In other words, there may be a connection between feeling unaccountably annoyed that in a row of triangles one is upside down, and feeling angry at the sight of a gay person, or a Muslim, an African American – or, indeed, any individual who does not fit unobtrusively within a particular observer’s idea of a social norm.
Psychologists Anton Gollwitzer , Julia Marshall, Yimeng Wang and John Bargh, all from Yale University in the United States, set up eight studies, involving children and adults, to probe for links between a dislike of incomplete patterns and the tendency to stigmatise individuals regarded as different.
The work was based on solid foundations of previous research. There have been several studies that show very young children have a preference for symmetrical patterns against asymmetrical shape. There is also considerable evidence to show that kids as young as four can express dislike towards other children who are markedly different to themselves and their peers. (Obese youngsters, for instance, often cop the brunt of peer abuse because they stand out from the crowd.)
Gollwitzer and colleagues also note that terms such as “strange” and “weird” are used to negatively describe both incomplete visual patterns and unusual individuals.
They also cite a 2016 study – led by Tyler Okimoto of the University of Queensland Business School in Australia – that found social attitudes could be predicted by a person’s dislike of imperfect shapes. In this research, people were asked to look at some geometric figures and indicate to what extent they conformed to “perfect” shapes, such as circles or triangles.
Okimoto and colleagues found that people with conservative ideologies were much more sensitive to the difference between perfect and imperfect than people with more liberal worldviews.
In the latest research, the Yale psychologists recruited several hundred people, using Amazon’s crowdsourcing internet service Mechanical Turk. They then divided them into cohorts and subjected them to several tests designed to uncover responses to pattern and social deviance.
They found that the link between the two types of reaction was consistent and robust – and that results in one area – say being annoyed by an out-of-place triangle – was a strong predictor of results in another – say, being a critical of a gay person in the immediate vicinity.
“Although non-social pattern deviancy and social deviancy judgements may seem distinct given their differing domains, people’s aversion towards non-social pattern deviancy and social deviancy consistently overlapped,” they write.
“These findings raise the possibility that pattern deviancy aversion plays an important role in stigmatisation and prejudice.”
The findings are important because they suggest that traditional explanations of prejudice – that it arises from a sense of danger or some deeply embedded evolutionary flight-or-fight response – may not be valid.
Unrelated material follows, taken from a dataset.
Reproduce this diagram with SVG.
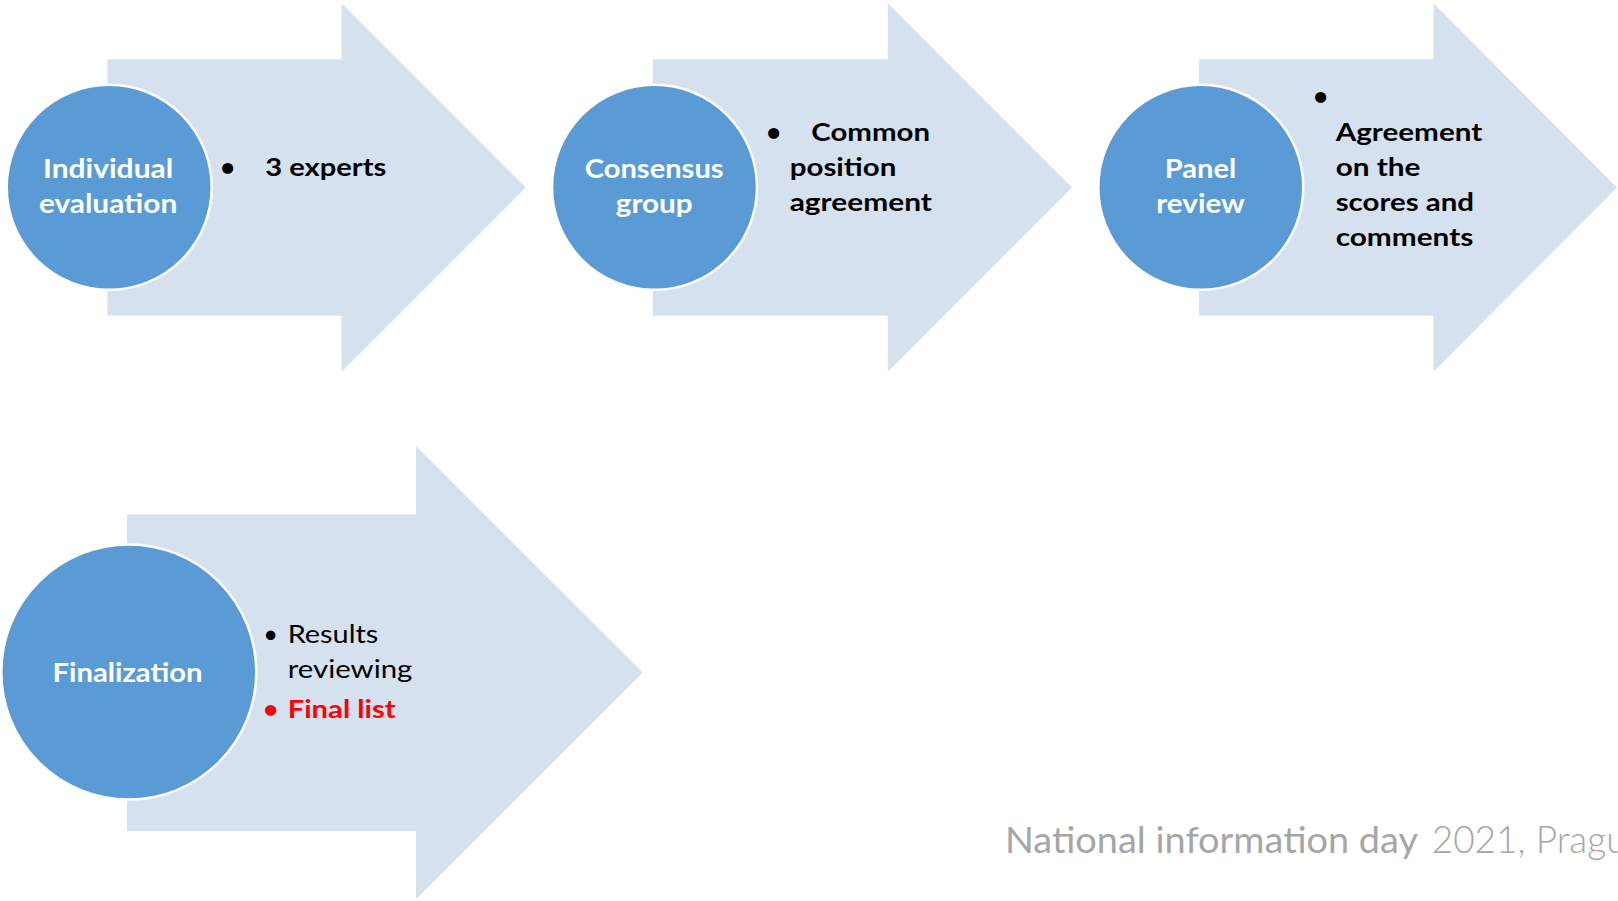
<svg xmlns="http://www.w3.org/2000/svg" width="1618" height="901" viewBox="0 0 1618 901">
<defs>
<style>
.arrow{fill:#d5e1ef;}
.circ{fill:#5b9bd5;stroke:#ffffff;stroke-width:2.5;}
.lbl{font-family:Lato,"Open Sans",sans-serif;font-weight:bold;fill:#ffffff;text-anchor:middle;font-size:27.5px;}
.bt{font-family:Lato,"Open Sans",sans-serif;font-weight:bold;fill:#000000;font-size:25.5px;}
.rt{font-family:Lato,"Open Sans",sans-serif;font-weight:normal;fill:#000000;font-size:25.5px;}
.red{fill:#ff0000;font-weight:bold;}
.foot{font-family:Lato,"Open Sans",sans-serif;fill:#a6a6a6;font-size:37px;}
</style>
</defs>
<rect width="1618" height="901" fill="#ffffff"/>

<g id="step-individual">
<path class="arrow" d="M107.4,59.3 H341.6 V3.3 L525.8,187.5 L341.6,371.7 V315.7 H107.4 Z"/>
<circle class="circ" cx="109.2" cy="187.3" r="102.5"/>
<text class="lbl" x="108.1" y="178" textLength="130.2" lengthAdjust="spacingAndGlyphs">Individual</text>
<text class="lbl" x="108.1" y="213" textLength="138.4" lengthAdjust="spacingAndGlyphs">evaluation</text>
<text class="bt" x="220.3" y="175.7">•</text>
<text class="bt" x="265.2" y="175.7" textLength="121.2" lengthAdjust="spacingAndGlyphs">3 experts</text>
</g>

<g id="step-consensus">
<path class="arrow" d="M652.9,59.3 H887.8 V3.3 L1072,187.5 L887.8,371.7 V315.7 H652.9 Z"/>
<circle class="circ" cx="654.5" cy="187.3" r="102.5"/>
<text class="lbl" x="654.2" y="178.3" textLength="138.8" lengthAdjust="spacingAndGlyphs">Consensus</text>
<text class="lbl" x="654.2" y="213" textLength="76.8" lengthAdjust="spacingAndGlyphs">group</text>
<text class="bt" x="766.3" y="140.7">•</text>
<text class="bt" x="811.3" y="140.7" textLength="118.8" lengthAdjust="spacingAndGlyphs">Common</text>
<text class="bt" x="789.7" y="175.7" textLength="106.7" lengthAdjust="spacingAndGlyphs">position</text>
<text class="bt" x="789.7" y="210.7" textLength="142.2" lengthAdjust="spacingAndGlyphs">agreement</text>
</g>

<g id="step-panel">
<path class="arrow" d="M1199.1,59.3 H1433.5 V3.3 L1617,187.5 L1433.5,371.7 V315.7 H1199.1 Z"/>
<circle class="circ" cx="1200.8" cy="187.3" r="102.5"/>
<text class="lbl" x="1200.5" y="178" textLength="71.4" lengthAdjust="spacingAndGlyphs">Panel</text>
<text class="lbl" x="1200.5" y="213" textLength="88.5" lengthAdjust="spacingAndGlyphs">review</text>
<text class="bt" x="1313.2" y="105">•</text>
<text class="bt" x="1335.7" y="140.7" textLength="146.5" lengthAdjust="spacingAndGlyphs">Agreement</text>
<text class="bt" x="1335.7" y="175.7" textLength="84.8" lengthAdjust="spacingAndGlyphs">on the</text>
<text class="bt" x="1335.7" y="210.7" textLength="138.3" lengthAdjust="spacingAndGlyphs">scores and</text>
<text class="bt" x="1335.7" y="245.7" textLength="137.6" lengthAdjust="spacingAndGlyphs">comments</text>
</g>

<g id="step-finalization">
<path class="arrow" d="M127,514.3 H416 V446 L642.8,672.5 L416,899.3 V831 H127 Z"/>
<circle class="circ" cx="128.8" cy="672" r="127.5"/>
<text class="lbl" x="127.5" y="682.3" font-size="29" textLength="150" lengthAdjust="spacingAndGlyphs">Finalization</text>
<text class="rt" x="263.2" y="643.3">•</text>
<text class="rt" x="287.7" y="643.3" textLength="90.7" lengthAdjust="spacingAndGlyphs">Results</text>
<text class="rt" x="287.7" y="678.3" textLength="124.7" lengthAdjust="spacingAndGlyphs">reviewing</text>
<text class="rt red" x="263.2" y="718.3">•</text>
<text class="rt red" x="287.7" y="718.3" textLength="108" lengthAdjust="spacingAndGlyphs">Final list</text>
</g>

<g id="footer">
<text class="foot" x="1005" y="853.3"><tspan textLength="413" lengthAdjust="spacingAndGlyphs">National information day</tspan><tspan x="1431.7" font-weight="300">2021, Prague</tspan></text>
</g>
</svg>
Instead, the urge to discriminate against minorities and vulnerable people may spring from nothing more profound (or justifiable) than a dislike of order.
“People tend to rationalise such prejudice by claiming that negatively deviant individuals, such as the mentally ill, are dangerous and that positively deviant individuals, such as highly competent people, are cold and untrustworthy,” the researchers conclude.
“The research presented here, however, raises the possibility that a simple dislike of pattern deviancy plays a role in such prejudice.”
The research is published in the journal Nature Human Behaviour.